GOAL OF THE EXERCISE: Repeat every line of the data exactly, but not the pictures.

:: PROVIDED MATERIAL ::

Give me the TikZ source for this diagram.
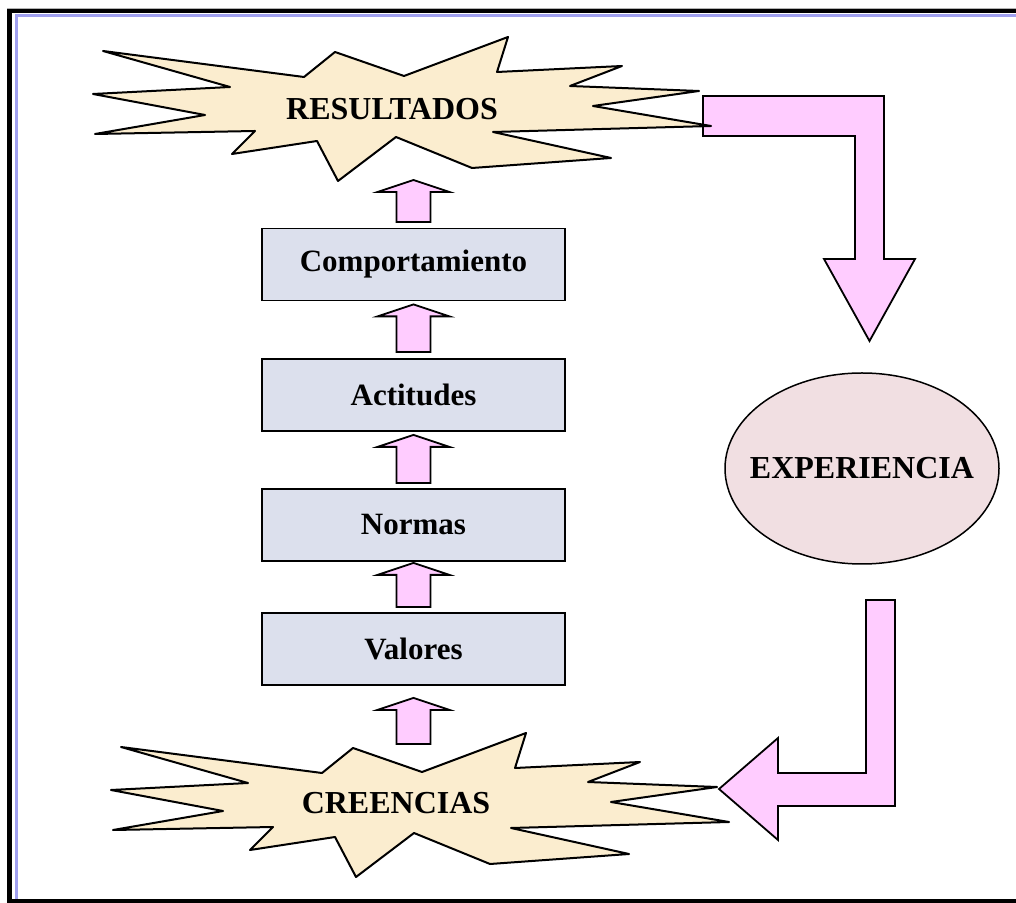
\documentclass[tikz,border=0pt]{standalone}
\usepackage{fontspec}
\setmainfont{Liberation Serif}
\usetikzlibrary{calc,shapes.geometric}

\definecolor{burstfill}{RGB}{251,237,207}
\definecolor{boxfill}{RGB}{220,224,237}
\definecolor{ovalfill}{RGB}{241,223,226}
\definecolor{arrowpink}{RGB}{255,204,255}
\definecolor{frameblue}{RGB}{160,160,240}

\tikzset{
  labeltext/.style={font={\fontsize{32}{38}\selectfont\bfseries}},
  stagetext/.style={font={\fontsize{31}{37}\selectfont\bfseries}},
  burstline/.style={draw=black, line width=2pt, fill=burstfill, line join=round},
  burst/.pic={
    \path[burstline] (-275,56) -- (-74,30) -- (-43,55) -- (26,31) -- (130,70)
      -- (119,35) -- (244,41) -- (192,21) -- (321,16) -- (215,1) -- (333,-19)
      -- (115,-25) -- (233,-51) -- (94,-61) -- (18,-30) -- (-40,-74) -- (-61,-34)
      -- (-146,-47) -- (-123,-24) -- (-283,-27) -- (-173,-8) -- (-285,13)
      -- (-148,20) -- cycle;
  },
  stage/.style={stagetext, draw=black, line width=1.8pt, fill=boxfill,
    minimum width=303pt, minimum height=72pt, inner sep=0pt},
  oval/.style={ellipse, draw=black, line width=1.5pt, fill=ovalfill,
    minimum width=274pt, minimum height=191pt, inner sep=0pt},
  pinkarrow/.style={draw=black, line width=1.8pt, fill=arrowpink, line join=miter},
}

% upward block arrow: stem starts at #1, head tip at the height of #2
\newcommand\upblock[2]{%
  \path[pinkarrow] let \p1=#1, \p2=#2 in
    (\x1-17pt,\y1) -- (\x1+17pt,\y1) -- (\x1+17pt,\y2-12pt) -- (\x1+36pt,\y2-12pt)
    -- (\x1,\y2) -- (\x1-36pt,\y2-12pt) -- (\x1-17pt,\y2-12pt) -- cycle;}

\begin{document}
\begin{tikzpicture}[x=1pt,y=1pt]
  \useasboundingbox (0,0) rectangle (1016,902);
  \clip (0,0) rectangle (1016,902);

  % page frame: open on the right
  \draw[gray!60, line width=1pt] (7,893.5) -- (1016,893.5);
  \draw[black, line width=4.5pt, line join=miter] (1016,890.8) -- (9.5,890.8) -- (9.5,1) -- (1016,1);
  \draw[frameblue, line width=3pt] (16.5,3) -- (16.5,886.3) -- (1016,886.3);

  % bent arrows of the outer loop
  \path[pinkarrow] (703,806) -- (884,806) -- (884,643) -- (915,643) -- (869.5,561)
    -- (824,643) -- (855,643) -- (855,766) -- (703,766) -- cycle;
  \path[pinkarrow] (866,302) -- (895,302) -- (895,96) -- (778,96) -- (778,62)
    -- (719,113) -- (778,164) -- (778,129) -- (866,129) -- cycle;

  % bursts
  \pic at (378,795) {burst};
  \pic at (396,99) {burst};
  \node[labeltext] (res) at (392,793) {RESULTADOS};
  \node[labeltext] (cre) at (396,99) {CREENCIAS};

  % chain of stages
  \node[stage] (comp) at (413.5,637.5) {Comportamiento};
  \node[stage] (act)  at (413.5,507)   {Actitudes};
  \node[stage] (norm) at (413.5,377)   {Normas};
  \node[stage] (val)  at (413.5,253)   {Valores};

  \coordinate (res-foot) at (413.5,722);
  \coordinate (cre-top) at (413.5,158);

  \upblock{($(comp.north)+(0,5.5)$)}{(res-foot)}
  \upblock{($(act.north)+(0,6)$)}{($(comp.south)+(0,-3)$)}
  \upblock{($(norm.north)+(0,5)$)}{($(act.south)+(0,-3)$)}
  \upblock{($(val.north)+(0,5)$)}{($(norm.south)+(0,-1)$)}
  \upblock{(cre-top)}{($(val.south)+(0,-12)$)}

  % experience
  \node[oval] (exp) at (862,433.5) {};
  \node[labeltext] (exp-text) at (exp.center) {EXPERIENCIA};
\end{tikzpicture}
\end{document}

:::

FULL ANSWER:
Give me the TikZ source for this diagram.
\documentclass[tikz,border=0pt]{standalone}
\usepackage{fontspec}
\setmainfont{Liberation Serif}
\usetikzlibrary{calc,shapes.geometric}

\definecolor{burstfill}{RGB}{251,237,207}
\definecolor{boxfill}{RGB}{220,224,237}
\definecolor{ovalfill}{RGB}{241,223,226}
\definecolor{arrowpink}{RGB}{255,204,255}
\definecolor{frameblue}{RGB}{160,160,240}

\tikzset{
  labeltext/.style={font={\fontsize{32}{38}\selectfont\bfseries}},
  stagetext/.style={font={\fontsize{31}{37}\selectfont\bfseries}},
  burstline/.style={draw=black, line width=2pt, fill=burstfill, line join=round},
  burst/.pic={
    \path[burstline] (-275,56) -- (-74,30) -- (-43,55) -- (26,31) -- (130,70)
      -- (119,35) -- (244,41) -- (192,21) -- (321,16) -- (215,1) -- (333,-19)
      -- (115,-25) -- (233,-51) -- (94,-61) -- (18,-30) -- (-40,-74) -- (-61,-34)
      -- (-146,-47) -- (-123,-24) -- (-283,-27) -- (-173,-8) -- (-285,13)
      -- (-148,20) -- cycle;
  },
  stage/.style={stagetext, draw=black, line width=1.8pt, fill=boxfill,
    minimum width=303pt, minimum height=72pt, inner sep=0pt},
  oval/.style={ellipse, draw=black, line width=1.5pt, fill=ovalfill,
    minimum width=274pt, minimum height=191pt, inner sep=0pt},
  pinkarrow/.style={draw=black, line width=1.8pt, fill=arrowpink, line join=miter},
}

% upward block arrow: stem starts at #1, head tip at the height of #2
\newcommand\upblock[2]{%
  \path[pinkarrow] let \p1=#1, \p2=#2 in
    (\x1-17pt,\y1) -- (\x1+17pt,\y1) -- (\x1+17pt,\y2-12pt) -- (\x1+36pt,\y2-12pt)
    -- (\x1,\y2) -- (\x1-36pt,\y2-12pt) -- (\x1-17pt,\y2-12pt) -- cycle;}

\begin{document}
\begin{tikzpicture}[x=1pt,y=1pt]
  \useasboundingbox (0,0) rectangle (1016,902);
  \clip (0,0) rectangle (1016,902);

  % page frame: open on the right
  \draw[gray!60, line width=1pt] (7,893.5) -- (1016,893.5);
  \draw[black, line width=4.5pt, line join=miter] (1016,890.8) -- (9.5,890.8) -- (9.5,1) -- (1016,1);
  \draw[frameblue, line width=3pt] (16.5,3) -- (16.5,886.3) -- (1016,886.3);

  % bent arrows of the outer loop
  \path[pinkarrow] (703,806) -- (884,806) -- (884,643) -- (915,643) -- (869.5,561)
    -- (824,643) -- (855,643) -- (855,766) -- (703,766) -- cycle;
  \path[pinkarrow] (866,302) -- (895,302) -- (895,96) -- (778,96) -- (778,62)
    -- (719,113) -- (778,164) -- (778,129) -- (866,129) -- cycle;

  % bursts
  \pic at (378,795) {burst};
  \pic at (396,99) {burst};
  \node[labeltext] (res) at (392,793) {RESULTADOS};
  \node[labeltext] (cre) at (396,99) {CREENCIAS};

  % chain of stages
  \node[stage] (comp) at (413.5,637.5) {Comportamiento};
  \node[stage] (act)  at (413.5,507)   {Actitudes};
  \node[stage] (norm) at (413.5,377)   {Normas};
  \node[stage] (val)  at (413.5,253)   {Valores};

  \coordinate (res-foot) at (413.5,722);
  \coordinate (cre-top) at (413.5,158);

  \upblock{($(comp.north)+(0,5.5)$)}{(res-foot)}
  \upblock{($(act.north)+(0,6)$)}{($(comp.south)+(0,-3)$)}
  \upblock{($(norm.north)+(0,5)$)}{($(act.south)+(0,-3)$)}
  \upblock{($(val.north)+(0,5)$)}{($(norm.south)+(0,-1)$)}
  \upblock{(cre-top)}{($(val.south)+(0,-12)$)}

  % experience
  \node[oval] (exp) at (862,433.5) {};
  \node[labeltext] (exp-text) at (exp.center) {EXPERIENCIA};
\end{tikzpicture}
\end{document}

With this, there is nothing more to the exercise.